(t5!) Heroes Of The Zeroes Singles: #27: Beyoncé f. Jay-Z – Crazy In Love (2003)






You ready?

It seems like it has been such a long time that we have been enjoying Beyoncé as a solo artist, maybe the biggest female solo artist on the planet right now. If you may recall, it’s only been a total of six years that she’s been out on her own. As a member of Destiny’s Child at the end of the 90’s and the beginning of the 00’s, she was unequivocally the leader and the most talented member. But they were a group regardless, a sensationally successful one, as a matter of fact. They were so successful back then that it was inconceivable that Beyoncé can match it as a solo artist. However, not only did she become prodigiously popular on her own, she also reduce Destiny’s Child into an afterthought. And the truth is that she only really needed one song to achieve this.

If there was ever a self-help book on “How to Break Out From A Hugely Popular Group”, then “Crazy In Love” is the first and only chapter in it. The very first thing you heard from Beyoncé’s solo career were the bulldozing horn riff, a hook sampled from the Chi-Lites. It is so imposing that even though this song is so much more than that hook, it alone would’ve propelled it to this end of the decade list. Meanwhile, then boyfriend and now husband Jay-Z plays Michael Buffer before a big fight on the track, hyping up the crowd for B’s arrival with nearly as much power as the horns.

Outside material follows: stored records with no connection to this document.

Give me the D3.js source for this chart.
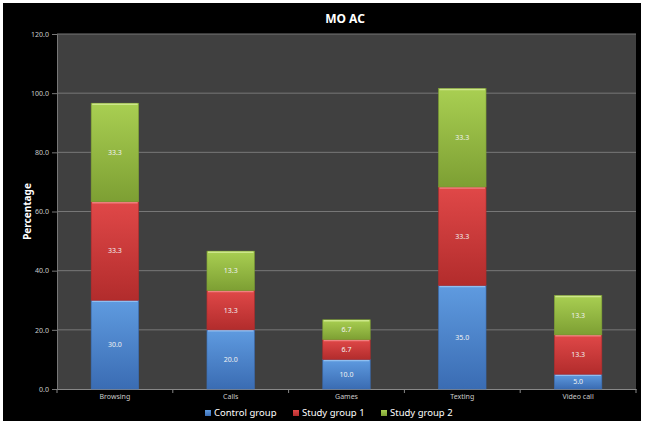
<!DOCTYPE html>
<html>
<head>
<meta charset="utf-8">
<script src="https://cdn.jsdelivr.net/npm/d3@7"></script>
<style>
  body { margin: 0; background: #fff; }
  text { font-family: "Liberation Sans Narrow", "Noto Sans", sans-serif; }
</style>
</head>
<body>
<div id="chart"></div>
<script>
const categories = ["Browsing", "Calls", "Games", "Texting", "Video call"];
const seriesNames = ["Control group", "Study group 1", "Study group 2"];
const controlGroup = [30.0, 20.0, 10.0, 35.0, 5.0];
const studyGroup1 = [33.3, 13.3, 6.7, 33.3, 13.3];
const studyGroup2 = [33.3, 13.3, 6.7, 33.3, 13.3];
const yTicks = [0, 20, 40, 60, 80, 100, 120];

const colors = [
  { top: "#5f9be0", bottom: "#3a6cb3", edge: "#8fbef0" },
  { top: "#e04848", bottom: "#b22c2c", edge: "#f08080" },
  { top: "#a9cf52", bottom: "#7d9f33", edge: "#cde78a" },
];

const svgWidth = 646;
const svgHeight = 424;
const margin = { top: 34, right: 10, bottom: 35, left: 57 };
const width = 636 - margin.left;
const height = 389 - margin.top;

const svg = d3
  .select("#chart")
  .append("svg")
  .attr("width", svgWidth)
  .attr("height", svgHeight);

// black chart background
svg.append("rect")
  .attr("x", 3).attr("y", 3)
  .attr("width", 638).attr("height", 418)
  .attr("fill", "#000");

const defs = svg.append("defs");
colors.forEach((c, i) => {
  const g = defs.append("linearGradient")
    .attr("id", "grad" + i)
    .attr("x1", 0).attr("y1", 0).attr("x2", 0).attr("y2", 1);
  g.append("stop").attr("offset", "0%").attr("stop-color", c.top);
  g.append("stop").attr("offset", "100%").attr("stop-color", c.bottom);
});

const g = svg.append("g")
  .attr("transform", "translate(" + margin.left + "," + margin.top + ")");

g.append("rect")
  .attr("width", width)
  .attr("height", height)
  .attr("fill", "#404040");

const xScale = d3.scaleBand()
  .domain(categories)
  .range([0, width])
  .paddingInner(0.59)
  .paddingOuter(0.295);

const yScale = d3.scaleLinear()
  .domain([0, 120])
  .range([height, 0]);

// gridlines
g.selectAll("line.grid")
  .data(yTicks.slice(1))
  .enter()
  .append("line")
  .attr("class", "grid")
  .attr("x1", 0).attr("x2", width)
  .attr("y1", (d) => yScale(d)).attr("y2", (d) => yScale(d))
  .attr("stroke", "#777").attr("stroke-width", 1);

// y axis
const yAxis = g.append("g")
  .call(d3.axisLeft(yScale).tickValues(yTicks).tickFormat(d3.format(".1f")).tickSize(5).tickPadding(3));
yAxis.selectAll("text").attr("fill", "#ccc").attr("font-size", 7);
yAxis.selectAll("line").attr("stroke", "#777");
yAxis.select(".domain").attr("stroke", "#777");

// x axis
const xAxis = g.append("g")
  .attr("transform", "translate(0," + height + ")")
  .call(d3.axisBottom(xScale).tickSize(0).tickPadding(5));
xAxis.selectAll("text").attr("fill", "#ccc").attr("font-size", 7);
xAxis.select(".domain").attr("stroke", "#888");

// category separators
g.selectAll("line.sep")
  .data(d3.range(categories.length + 1))
  .enter()
  .append("line")
  .attr("class", "sep")
  .attr("x1", (d) => d * width / categories.length)
  .attr("x2", (d) => d * width / categories.length)
  .attr("y1", height).attr("y2", height + 4)
  .attr("stroke", "#888");

const rows = categories.map((c, i) => ({
  category: c,
  "Control group": controlGroup[i],
  "Study group 1": studyGroup1[i],
  "Study group 2": studyGroup2[i],
}));

const stacked = d3.stack().keys(seriesNames)(rows);

stacked.forEach((layer, si) => {
  const lg = g.append("g");
  lg.selectAll("rect")
    .data(layer)
    .enter()
    .append("rect")
    .attr("x", (d) => xScale(d.data.category))
    .attr("y", (d) => yScale(d[1]))
    .attr("width", xScale.bandwidth())
    .attr("height", (d) => yScale(d[0]) - yScale(d[1]))
    .attr("fill", "url(#grad" + si + ")")
    .attr("stroke", colors[si].bottom)
    .attr("stroke-width", 0.6);

  lg.selectAll("line.hl")
    .data(layer)
    .enter()
    .append("line")
    .attr("class", "hl")
    .attr("x1", (d) => xScale(d.data.category) + 1)
    .attr("x2", (d) => xScale(d.data.category) + xScale.bandwidth() - 1)
    .attr("y1", (d) => yScale(d[1]) + 1)
    .attr("y2", (d) => yScale(d[1]) + 1)
    .attr("stroke", colors[si].edge)
    .attr("stroke-width", 1.5);

  lg.selectAll("text")
    .data(layer)
    .enter()
    .append("text")
    .text((d) => d3.format(".1f")(d[1] - d[0]))
    .attr("x", (d) => xScale(d.data.category) + xScale.bandwidth() / 2)
    .attr("y", (d) => (yScale(d[0]) + yScale(d[1])) / 2 + 2.5)
    .attr("text-anchor", "middle")
    .attr("fill", "#f2f2f2")
    .attr("font-size", 7);
});

// title
svg.append("text")
  .text("MO AC")
  .attr("x", 345).attr("y", 23)
  .attr("text-anchor", "middle")
  .attr("fill", "#fff")
  .attr("font-size", 12)
  .attr("font-weight", "bold");

// y label
svg.append("text")
  .text("Percentage")
  .attr("transform", "translate(31," + (margin.top + height / 2) + ") rotate(-90)")
  .attr("text-anchor", "middle")
  .attr("fill", "#fff")
  .attr("font-size", 10)
  .attr("font-weight", "bold");

// legend
const legendX = [205, 293, 381];
const legend = svg.selectAll("g.legend")
  .data(seriesNames)
  .enter()
  .append("g")
  .attr("class", "legend")
  .attr("transform", (d, i) => "translate(" + legendX[i] + ",416)");

legend.append("rect")
  .attr("x", 0).attr("y", -6)
  .attr("width", 6).attr("height", 6)
  .attr("fill", (d, i) => "url(#grad" + i + ")");

legend.append("text")
  .text((d) => d)
  .attr("x", 9).attr("y", 0)
  .attr("fill", "#fff")
  .attr("font-size", 9.5);
</script>
</body>
</html>
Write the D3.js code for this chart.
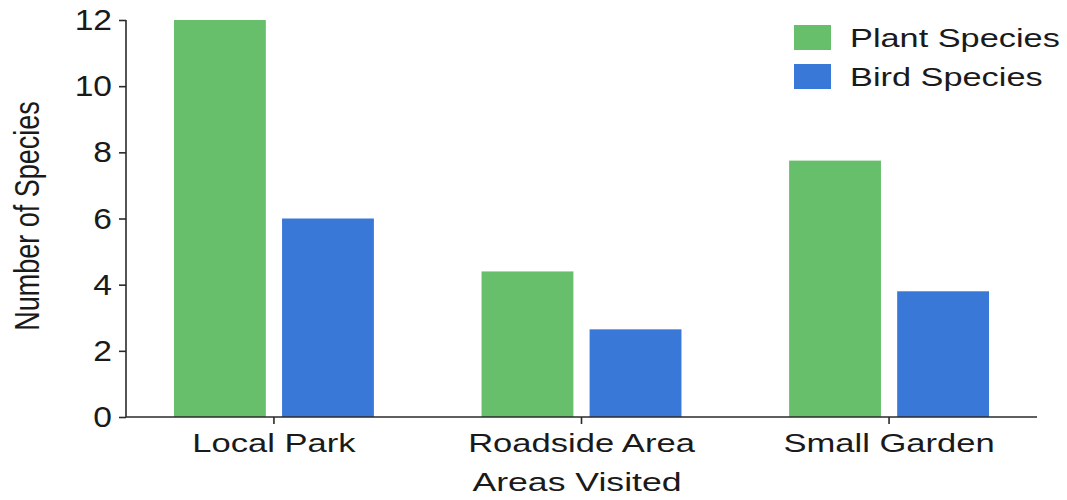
<!DOCTYPE html>
<html>
<head>
<meta charset="utf-8">
<script src="https://cdn.jsdelivr.net/npm/d3@7"></script>
<style>
  body { margin: 0; background: #fff; }
  text { font-family: "Liberation Sans", Arial, sans-serif; fill: #1a1a1a; }
</style>
</head>
<body>
<svg id="chart"></svg>
<script>
// data
const categories = ["Local Park", "Roadside Area", "Small Garden"];
const seriesNames = ["Plant Species", "Bird Species"];
const plantValues = [12, 4.4, 7.75];
const birdValues = [6, 2.65, 3.8];
const yTicks = [0, 2, 4, 6, 8, 10, 12];
const seriesColors = ["#67bf6b", "#3a78d8"];

const width = 1067, height = 500;
const plotLeft = 126, plotRight = 1037, plotTop = 20, plotBottom = 417;

const svg = d3.select("#chart")
  .attr("width", width)
  .attr("height", height);

const rows = categories.map((c, i) => ({ cat: c, vals: [plantValues[i], birdValues[i]] }));

const x0 = d3.scaleBand()
  .domain(categories)
  .range([plotLeft, plotRight])
  .paddingInner(0.35)
  .paddingOuter(0.156);

const x1 = d3.scaleBand()
  .domain(seriesNames)
  .range([0, x0.bandwidth()])
  .paddingInner(0.15);

const y = d3.scaleLinear()
  .domain([0, 12])
  .range([plotBottom, plotTop]);

const color = d3.scaleOrdinal()
  .domain(seriesNames)
  .range(seriesColors);

// bars
svg.append("g")
  .selectAll("g")
  .data(rows)
  .enter()
  .append("g")
  .attr("transform", d => "translate(" + x0(d.cat) + ",0)")
  .selectAll("rect")
  .data(d => seriesNames.map((s, j) => ({ key: s, value: d.vals[j] })))
  .enter()
  .append("rect")
  .attr("x", d => x1(d.key))
  .attr("y", d => y(d.value))
  .attr("width", x1.bandwidth())
  .attr("height", d => plotBottom - y(d.value))
  .attr("fill", d => color(d.key));

// y axis
const yAxis = svg.append("g")
  .attr("transform", "translate(" + plotLeft + ",0)")
  .call(d3.axisLeft(y).tickValues(yTicks).tickSize(7).tickPadding(8));

yAxis.selectAll("text")
  .style("font-size", "30px")
  .attr("transform", "translate(-14,0) scale(1.12,1)")
  .attr("x", 0);

// x axis
const xAxis = svg.append("g")
  .attr("transform", "translate(0," + plotBottom + ")")
  .call(d3.axisBottom(x0).tickSize(7).tickPadding(10).tickSizeOuter(0));

xAxis.selectAll("text")
  .style("font-size", "26px")
  .attr("transform", "scale(1.33,1)");

svg.selectAll(".domain, .tick line")
  .attr("stroke", "#2a2a2a")
  .attr("stroke-width", 1.6);
xAxis.select(".domain").attr("d", "M" + plotLeft + ",0H" + plotRight);
yAxis.select(".domain").attr("d", "M0," + plotTop + "V" + plotBottom);

// axis titles
svg.append("text")
  .attr("transform", "translate(577,491) scale(1.37,1)")
  .attr("text-anchor", "middle")
  .style("font-size", "26px")
  .text("Areas Visited");

svg.append("text")
  .attr("transform", "translate(39,216) rotate(-90) scale(1,1.3)")
  .attr("text-anchor", "middle")
  .style("font-size", "27px")
  .text("Number of Species");

// legend
const legend = svg.append("g")
  .selectAll("g")
  .data(seriesNames)
  .enter()
  .append("g")
  .attr("transform", (d, i) => "translate(794," + (25 + i * 39) + ")");

legend.append("rect")
  .attr("width", 37)
  .attr("height", 25)
  .attr("fill", d => color(d));

legend.append("text")
  .attr("transform", "translate(56,22) scale(1.32,1)")
  .style("font-size", "26px")
  .text(d => d);
</script>
</body>
</html>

I’ve never actually noticed before, but the majority of Beyoncé’s old groups singles never actually showed endearment to the opposite sex. They’re either bug-a-boo’s, or guys who couldn’t pay their bills, or acted kinda shady. Destiny’s Child seemed as if they had so much anger towards men that the chances of them ever reaching any kind of pact with them would never happen. Yet in “Crazy In Love”, not only did Beyoncé reach an agreeable mutual respect with her man, she went totally insane for him. “I’ve been playing myself/Baby, I don’t care/’coz your love got the best of me/and you’re making a fool of me!/you got me sprung and I don’t CARE WHO SEES!!!” she screams in the climactic chorus while, pretty much, foaming at the mouth. Jay-Z, who the song in all probability must’ve been inspired by, was either full of himself or uneasy of this insane woman professing her frighteningly exuberant love for him. But he keeps his cool anyway, and when it’s his turn on the plate, he knocks it out of the park. His guest verse in “Crazy In Love” is probably not his best, but it’s certainly one of the most memorable guest verses of the 00’s.

And then there’s the booty shake. The “uh-oh, uh-oh” dance. In her countless music videos, she introduced signature dance moves before. But none of them were as distinctively hers as this dance. And I’m sure it existed before this song, but I don’t remember being captivated this much by it. You’d like to be as gentlemanly as possible in a blog like this, but which red-blooded male wouldn’t go crazy when you see a full-figured Beyoncé shaking her ass like this?

“Crazy In Love” was such a smash hit right off the start that Beyoncé almost instantaneously thrusted herself in the same league as Madonna, Whitney, Mariah, Janet, and other mega-divas who can be recognized by one name. And she only got bigger from there: every single album she has released this decade, four or five iconic mega-hits come out of it (including her latest album I Am…Sasha Fierce, which is still churning out #1 hits as we speak). She is so successful that she even had enough star power to fuel a Destiny’d Child comeback. But none of them touches “Crazy In Love’ though—a song that transformed a lifetime’s worth of subdued positive adulation into one of the biggest singles of the zeroes.